Quand le blaireau est acculé au fond de son trou, on ne peut le prendre qu’en ouvrant son terrier au-dessus de lui. Il faut bien prendre garde alors de ne pas blesser le chien qui le tient ainsi en arrêt.

Si l’on rencontre de jeunes blaireaux, on peut les emporter chez soi ; ils s’apprivoisent aisément. Le caractère doux & tranquille de cet animal le rapproche de la société ; il est susceptible même de reconnoissance & d’attachement ; il suit & caresse celui qui le flatte, & qui lui donne à manger. Ce nouveau genre de vie lui paroît préférable à celui des bois, car il ne cherche point à s’échapper. L’inquiétude perpétuelle que l’on remarque dans les autres animaux sauvages que l’on veut apprivoiser, n’altère pas sa tranquillité. Très-facile à nourrir, tout ce qui sort de la cuisine lui est bon, & il accourt à la voix qui l’appelle.
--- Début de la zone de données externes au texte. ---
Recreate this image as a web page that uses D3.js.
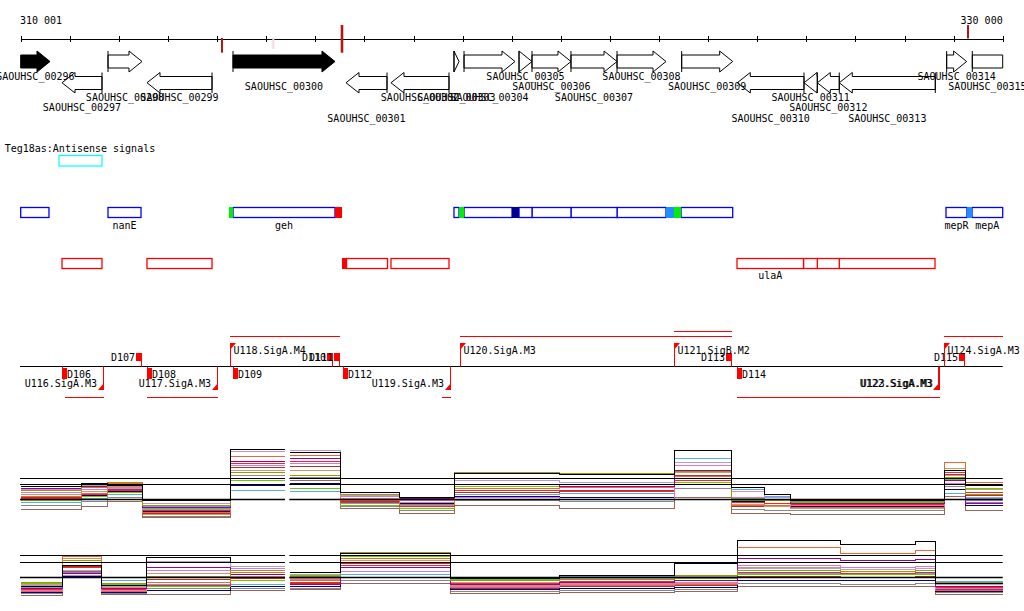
<!DOCTYPE html>
<html><head><meta charset="utf-8">
<script src="https://cdn.jsdelivr.net/npm/d3@7"></script>
<style>
body{margin:0;background:#fff;}
svg text{font-family:"DejaVu Sans Mono","Liberation Mono",monospace;font-size:10px;fill:#000;}
</style></head><body>
<svg id="c" width="1024" height="611"></svg>
<script>
// ================= DATA =================
const viewStart = 310001, viewEnd = 330732;
const rulerLabels = [310001, 330000];
const markerPos  = [314251, 315334, 316784, 330000];
const markerKind = ["below", "faint", "both", "above"];

const geneNames  = ["SAOUHSC_00296","SAOUHSC_00297","SAOUHSC_00298","SAOUHSC_00299","SAOUHSC_00300","SAOUHSC_00301","SAOUHSC_00302","SAOUHSC_00303","SAOUHSC_00304","SAOUHSC_00305","SAOUHSC_00306","SAOUHSC_00307","SAOUHSC_00308","SAOUHSC_00309","SAOUHSC_00310","SAOUHSC_00311","SAOUHSC_00312","SAOUHSC_00313","SAOUHSC_00314","SAOUHSC_00315"];
const geneStart  = [309800,310873,311844,312667,314483,316868,317818,319148,319360,320521,320795,321618,322590,323955,325129,326537,326818,327282,329549,330090];
const geneEnd    = [310620,311717,312562,314040,316636,317734,319043,319254,320436,320795,321618,322590,323624,325032,326537,326818,327282,329309,329971,331000];
const geneStrand = ["+","-","+","-","+","-","-","+","+","+","+","+","+","+","-","-","-","-","+","+"];
const geneSolid  = [true,false,false,false,true,false,false,false,false,false,false,false,false,false,false,false,false,false,false,false];
const geneLane   = [0,3,2,2,1,4,2,2,2,0,1,2,0,1,4,2,3,4,0,1];

const trackTitle = "Teg18as:Antisense signals";
const antisenseStart = [310810];
const antisenseEnd   = [311717];

const blueStart = [310001,311844,314398,314483,316636,319148,319254,319360,320373,320521,320795,321618,322590,323624,323793,323941,329535,329978,330084];
const blueEnd   = [310598,312541,314483,316636,316784,319254,319360,320373,320521,320795,321618,322590,323624,323793,323941,325032,329978,330084,330732];
const blueFill  = ["none","none","green","none","red","none","green","none","navy","none","none","none","none","sky","green","none","none","sky","none"];
const blueLabel = ["","nanE","","geh","","","","","","","","","","","","","mepR","","mepA"];

const redStart = [310873,312667,316784,316880,317818,325123,326527,326818,327282];
const redEnd   = [311717,314040,316880,317745,319043,326527,326818,327282,329303];
const redFill  = ["none","none","red","none","none","none","none","none","none"];
const redLabel = ["","","","","","ulaA","","",""];

const termNames  = ["D106","D107","D108","D109","D110","D111","D112","D113","D114","D115"];
const termPos    = [310873,312562,312667,314483,316594,316742,316805,325017,325123,329930];
const termStrand = ["-","+","-","-","+","+","-","+","-","+"];

const promNames     = ["U116.SigA.M3","U117.SigA.M3","U118.SigA.M4","U119.SigA.M3","U120.SigA.M3","U121.SigB.M2","U122.SigA.M3","U123.SigA.M3","U124.SigA.M3"];
const promPos       = [311760,314166,314420,319085,319275,323793,329381,329400,329493];
const promStrand    = ["-","-","+","-","+","+","-","-","+"];
const promRegionEnd = [310936,312667,316742,318895,325017,325017,325123,325123,330732];

// expression panel 1: bins and series values (signal units)
const p1Bins = [[310001,311274],[311274,311823],[311823,312562],[312562,314420],[314420,315581],[315686,316742],[316742,318008],[318008,319169],[319169,321386],[321386,323793],[323793,325017],[325017,325700],[325700,326242],[326242,329493],[329493,329957],[329957,330732]];
const p1Series = [
  [39,42,40,25,76,73,33,28,52,51,75,38,31,25,55,40],
  [35,38,42,20,53,50,31,26,53,52,54,25,25,24,48,31],
  [37,39,41,18,64,67,31,27,41,39,55,26,25,22,45,22],
  [33,36,39,16,60,62,29,25,28,26,60,28,26,20,42,25],
  [36,40,37,22,74,75,30,26,45,43,63,34,28,26,50,28],
  [29,32,43,13,69,70,25,21,37,38,49,20,20,18,63,43],
  [27,31,35,15,62,64,23,19,35,34,45,23,22,21,53,33],
  [25,29,33,17,45,37,20,17,39,41,43,27,25,23,46,37],
  [23,27,31,19,35,34,22,20,31,32,67,36,29,25,32,27],
  [26,30,34,14,40,42,25,22,29,28,47,24,22,19,36,20],
  [16,19,24,8,47,45,17,12,20,17,28,12,12,11,29,15],
  [31,34,38,11,55,55,27,23,41,39,53,21,19,17,57,36],
  [28,32,36,12,58,59,24,20,33,35,50,19,19,20,51,30],
  [20,24,28,9,50,48,19,15,25,24,37,16,15,15,39,23]
];
const p1Ref = [47, 41, 26];

const p2Bins = [[310001,310873],[310873,311717],[311717,312667],[312667,314420],[314420,315581],[315686,316742],[316742,319085],[319085,321386],[321386,323793],[323793,325123],[325123,327300],[327300,328900],[328900,329303],[329303,330732]];
const p2Series = [
  [14,35,15,43,38,28,47,22,25,37,60,56,59,17],
  [18,40,17,24,30,24,48,20,21,25,30,29,30,18],
  [12,27,12,33,26,16,33,16,18,20,42,40,41,14],
  [10,25,10,30,32,22,29,14,16,17,35,33,34,12],
  [16,30,14,39,34,26,38,18,22,24,32,31,32,16],
  [9,44,9,18,28,20,42,13,15,16,53,47,50,10],
  [11,33,11,15,22,18,35,17,19,20,28,27,28,13],
  [17,38,16,14,20,25,44,21,22,22,26,26,26,17],
  [13,23,20,16,16,23,26,22,24,25,27,26,27,19],
  [8,24,8,10,14,14,23,11,12,13,20,20,20,9],
  [5,29,6,6,10,11,17,7,8,9,14,14,14,6],
  [15,42,13,27,24,21,40,15,17,18,33,31,32,14],
  [10,34,10,21,26,17,37,12,14,15,24,23,24,11],
  [7,28,7,12,12,12,20,9,10,11,17,16,17,8]
];
const p2Ref = [45, 38, 23];
const refSpans = [[310001,315581],[315686,330732]];

const seriesColors = ["#000000","#999900","#990099","#dd77cc","#bb99cc","#ee6633","#ff2222","#66cc00","#55aaee","#000080","#996655","#cc9966","#aa3333","#888888"];

// ================= DRAW =================
const svg = d3.select("#c");
const x = d3.scaleLinear().domain([viewStart, viewEnd]).range([20.7, 1002.7]);
const fillColor = {none:"#fff", green:"#00ee00", red:"#ff0000", navy:"#000090", sky:"#1e90ff"};
const px = v => x(Math.max(viewStart, Math.min(viewEnd, v)));

// ruler
const tickVals = d3.range(21).map(i => viewStart + i * (viewEnd - viewStart) / 20);
const ruler = svg.append("g").attr("transform", "translate(0,38.5)");
ruler.call(d3.axisBottom(x).tickValues(tickVals).tickSize(3).tickSizeOuter(0).tickFormat(""));
ruler.append("g").call(d3.axisTop(x).tickValues(tickVals).tickSize(3).tickSizeOuter(0).tickFormat(""));
ruler.selectAll("path,line").attr("stroke", "#000").attr("shape-rendering", "crispEdges");
const fmt = d3.formatLocale({thousands: " ", grouping: [3], decimal: ".", currency: ["", ""]}).format(",");
rulerLabels.forEach((v, i) => {
  const first = i === 0;
  svg.append("text").attr("x", first ? x.range()[0] - 0.7 : x.range()[1])
    .attr("y", 24).attr("text-anchor", first ? "start" : "end").text(fmt(v));
});
markerPos.forEach((p, i) => {
  const k = markerKind[i];
  const y0 = (k === "above" || k === "both") ? 25 : 38;
  const y1 = (k === "below" || k === "both") ? 52.7 : (k === "faint" ? 49 : 38.5);
  svg.append("line").attr("x1", x(p)).attr("x2", x(p)).attr("y1", y0).attr("y2", y1)
    .attr("stroke", k === "faint" ? "#f2dcdc" : "#b01818").attr("stroke-width", k === "both" ? 2.6 : 2);
});

// genes
const head = 13;
const gG = svg.append("g");
geneNames.forEach((name, i) => {
  const fwd = geneStrand[i] === "+";
  const ht = fwd ? 51 : 72.5, bt = fwd ? 55 : 76.5, bb = fwd ? 68 : 89.5, hb = fwd ? 72 : 93, mid = (ht + hb) / 2;
  const a = px(geneStart[i]), b = px(geneEnd[i]);
  const clipS = geneStart[i] < viewStart, clipE = geneEnd[i] > viewEnd;
  const fill = geneSolid[i] ? "#000" : "#fff";
  let d;
  if (fwd) {
    if (clipE) d = `M${a},${bt}H${b}V${bb}H${a}Z`;
    else { const hx = Math.max(a, b - head); d = `M${a},${bt}H${hx}V${ht}L${b},${mid}L${hx},${hb}V${bb}H${a}Z`; }
    if (!clipS) gG.append("line").attr("x1", a).attr("x2", a).attr("y1", ht).attr("y2", hb).attr("stroke", "#000");
  } else {
    if (clipS) d = `M${b},${bt}H${a}V${bb}H${b}Z`;
    else { const hx = Math.min(b, a + head); d = `M${b},${bt}H${hx}V${ht}L${a},${mid}L${hx},${hb}V${bb}H${b}Z`; }
    if (!clipE) gG.append("line").attr("x1", b).attr("x2", b).attr("y1", ht).attr("y2", hb).attr("stroke", "#000");
  }
  gG.insert("path", ":first-child").attr("d", d).attr("fill", fill).attr("stroke", "#000").attr("stroke-width", 1);
  gG.append("text").attr("x", (a + b) / 2).attr("y", 80 + geneLane[i] * 10.4)
    .attr("text-anchor", "middle").text(name);
});

// antisense track
svg.append("text").attr("x", 4.7).attr("y", 152).text(trackTitle);
antisenseStart.forEach((s, i) => {
  svg.append("rect").attr("x", px(s)).attr("y", 155.5).attr("width", px(antisenseEnd[i]) - px(s)).attr("height", 10.5)
    .attr("fill", "none").attr("stroke", "#00ffff").attr("stroke-width", 1.2);
});

function boxRow(starts, ends, fills, labels, y, h, stroke, labelY) {
  const g = svg.append("g");
  starts.forEach((s, i) => {
    const a = px(s), b = px(ends[i]);
    if (fills[i] !== "none") {
      g.append("rect").attr("x", a).attr("y", y - 0.5).attr("width", b - a).attr("height", h + 1).attr("fill", fillColor[fills[i]]);
    } else {
      g.insert("rect", ":first-child").attr("x", a).attr("y", y).attr("width", b - a).attr("height", h)
        .attr("fill", "#fff").attr("stroke", stroke).attr("stroke-width", 1.3);
    }
    if (labels[i]) g.append("text").attr("x", (a + b) / 2).attr("y", labelY).attr("text-anchor", "middle").text(labels[i]);
  });
}
boxRow(blueStart, blueEnd, blueFill, blueLabel, 207.5, 10, "#0000ff", 229);
boxRow(redStart, redEnd, redFill, redLabel, 258.5, 10, "#ff0000", 279);

// signal track
const base = 366.5;
const sig = svg.append("g");
sig.append("line").attr("x1", x.range()[0] - 0.7).attr("x2", x.range()[1]).attr("y1", base).attr("y2", base)
  .attr("stroke", "#000").attr("stroke-width", 1.2);
const red = "#ff0000";
termNames.forEach((n, i) => {
  const p = Math.round(x(termPos[i]));
  if (termStrand[i] === "+") {
    sig.append("line").attr("x1", p - 0.5).attr("x2", p - 0.5).attr("y1", 353).attr("y2", base).attr("stroke", red);
    sig.append("rect").attr("x", p - 6).attr("y", 353).attr("width", 6).attr("height", 8).attr("fill", red);
    sig.append("text").attr("x", p - 7).attr("y", 361).attr("text-anchor", "end").text(n);
  } else {
    sig.append("line").attr("x1", p + 0.5).attr("x2", p + 0.5).attr("y1", base).attr("y2", 379).attr("stroke", red);
    sig.append("rect").attr("x", p).attr("y", 368).attr("width", 5).attr("height", 11).attr("fill", red);
    sig.append("text").attr("x", p + 5).attr("y", 378).text(n);
  }
});
// promoter lanes (greedy for overlapping regions of same strand)
const placed = [];
promNames.forEach((n, i) => {
  const lo = Math.min(promPos[i], promRegionEnd[i]), hi = Math.max(promPos[i], promRegionEnd[i]);
  let lane = 0;
  while (placed.some(q => q.strand === promStrand[i] && q.lane === lane && q.lo !== lo && q.lo < hi && lo < q.hi)) lane++;
  placed.push({lo, hi, lane, strand: promStrand[i]});
  const p = Math.round(x(promPos[i]));
  const rl = Math.round(x(lo)), rh = Math.round(x(hi));
  if (promStrand[i] === "+") {
    const ly = 336.5 - lane * 5;
    sig.append("line").attr("x1", rl).attr("x2", rh).attr("y1", ly).attr("y2", ly).attr("stroke", red);
    sig.append("line").attr("x1", p + 0.5).attr("x2", p + 0.5).attr("y1", 343).attr("y2", base).attr("stroke", red);
    sig.append("path").attr("d", `M${p},343H${p + 6}L${p},350Z`).attr("fill", red);
    sig.append("text").attr("x", p + 3.5).attr("y", 354).text(n);
  } else {
    const ly = 397.5 + lane * 5;
    sig.append("line").attr("x1", rl).attr("x2", rh).attr("y1", ly).attr("y2", ly).attr("stroke", red);
    sig.append("line").attr("x1", p - 0.5).attr("x2", p - 0.5).attr("y1", base).attr("y2", 389.5).attr("stroke", red);
    sig.append("path").attr("d", `M${p},390H${p - 6}L${p},383Z`).attr("fill", red);
    sig.append("text").attr("x", p - 7).attr("y", 387).attr("text-anchor", "end").text(n);
  }
});

// expression panels
function panel(bins, series, refs, y) {
  const g = svg.append("g");
  const line = d3.line().defined(d => d !== null).x(d => x(d[0])).y(d => Math.round(y(d[1])) + 0.5);
  for (let s = series.length - 1; s >= 0; s--) {
    const pts = [];
    bins.forEach((b, i) => {
      if (i > 0 && b[0] !== bins[i - 1][1]) pts.push(null);
      pts.push([b[0], series[s][i]], [b[1], series[s][i]]);
    });
    g.append("path").attr("d", line(pts)).attr("fill", "none").attr("stroke", seriesColors[s])
      .attr("stroke-width", 1).attr("shape-rendering", "crispEdges");
  }
  refs.forEach((r, k) => {
    refSpans.forEach(sp => {
      const yy = Math.round(y(r)) + 0.5;
      g.append("line").attr("x1", x(sp[0]) - 0.7).attr("x2", x(sp[1])).attr("y1", yy).attr("y2", yy)
        .attr("stroke", "#000").attr("stroke-width", k === refs.length - 1 ? 1.6 : 1.2);
    });
  });
}
panel(p1Bins, p1Series, p1Ref, d3.scaleLinear().domain([0, 85]).range([525, 440]));
panel(p2Bins, p2Series, p2Ref, d3.scaleLinear().domain([0, 65]).range([600, 535]));
</script></body></html>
Sans soucis, & ne soupçonnant pas même qu’il peut avoir des ennemis, il ne voit que des amis dans sa nouvelle demeure. Il s’accoutume bientôt avec les chiens qui sont cause de sa captivité, vit, mange & joue avec eux, surtout lorsqu’ils sont jeunes. En un mot, il paroît destiné à augmenter le nombre des animaux que l’homme s’est attaché, en changeant leur caractère par une éducation suivie. Mais ce qui éloignera toujours d’élever des blaireaux, c’est l’odeur puante qu’ils exhalent continuellement, & la gale à laquelle ils sont sujets. Cependant on pourroit soupçonner, par analogie, que des blaireaux nés & élevés dans nos basse-cours, perdroient insensiblement cette mauvaise odeur, ou du moins qu’elle s’affaibliroit beaucoup. Nous voyons en effet, que le changement de nourriture en opère un très-grand dans le physique comme dans le moral des animaux. Les caractères vigoureux & distinctifs que la nature leur a donné, se dissipent à nos côtés ; & plusieurs qui, dans les bois, ont une transpiration très-forte, ou exhalent quelqu’odeur désagréable, semblent avoir perdu ce caractère, quand deux ou trois générations les ont fixés parmi nous. La terre & la poussière dont le poil du blaireau est continuellement rempli dans le terrier, lui donnent la gale ; la propreté dans laquelle on le tiendroit, préviendroit cette maladie.

Mais quel avantage direct pourroit-on espérer de l’acquisition de cette espèce ? Nous ne connoissons pas encore tous les services qu’il pourroit nous rendre ; mais notre industrie toujours ingénieuse, en sauroit tirer parti. L’occasion & les circonstances ont fait plus de découvertes que la réflexion.

La chair du blaireau n’est pas mauvaise à manger, & de sa peau on fait des fourrures grossières, des colliers pour les chiens, des couvertures pour les chevaux. Dans les campagnes, on fait un grand usage de l’axonge, qui est sa graisse blanche, inodore, insipide & molle, pour calmer les douleurs des reins, appaiser l’ardeur des fièvres. On l’emploie encore dans les douleurs de rhumatisme, dans les contractions & les foiblesses des articulations & des nerfs. M. M.